Negotiating for independence

While I’m generally sceptical of most arguments about the consequences of a Yes vote, both negative and positive, Alan Trench raises a formidable point about the diffficulty of the negotiation.    The key points to be negotiated, he suggests, are

  • currency
  • the physical border
  • arrangements for the movement of persons
  • the EU
  • the National Debt
  • assets and liabilities
  • nuclear bases
  • Benefits administration, and
  • mechanisms for resolution of disputes.

That’s not the full list – others include community security, policing (are we going to have extradition proceedings?),   energy, telecoms, information sharing, the Crown Estate and air traffic.

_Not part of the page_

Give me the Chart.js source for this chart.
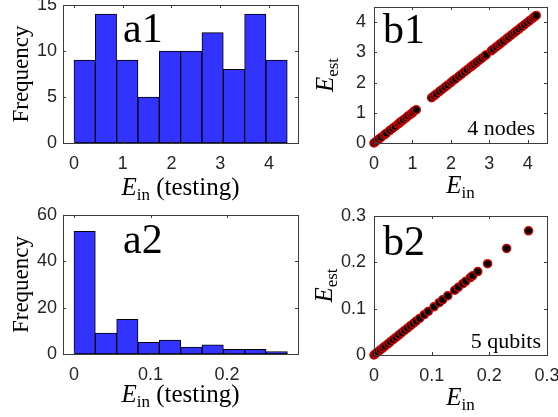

Trench goes on to make a telling point.  The main thing that the UK wants of Scotland is simple: to remain in the UK.  Once that point is decided, Scotland doesn’t have much to bargain with.  So the negotiation will be an assymetric one, where Scotland asks for things and rUK says yea or nay.   And all Scotland really has to set against its requests  is the debt – despite what so many people are saying, it doesn’t have to accept responsibility for the debt if the UK keeps all the balancing assets, and it might yet have to walk away without either.

With good will, the negotiation could be done rapidly; but I see no reason to suppose that the good will is there.   In other cases where countries have become independent – Slovakia comes to mind –   many of the issues are unresolved years later.  That’s one of the reasons, by the way, that I’m sceptical about the arguments on consequences.  The weather will not change, Scotland will not be immediately invaded, and there won’t (with all respect to the Deutsche Bank spokesman) be a great depression.  The most likely outcome is that not much will happen, and that (as happened in Ireland) people will be moaning how little was achieved fifty years on.  That, yes or no, is what we need to avoid.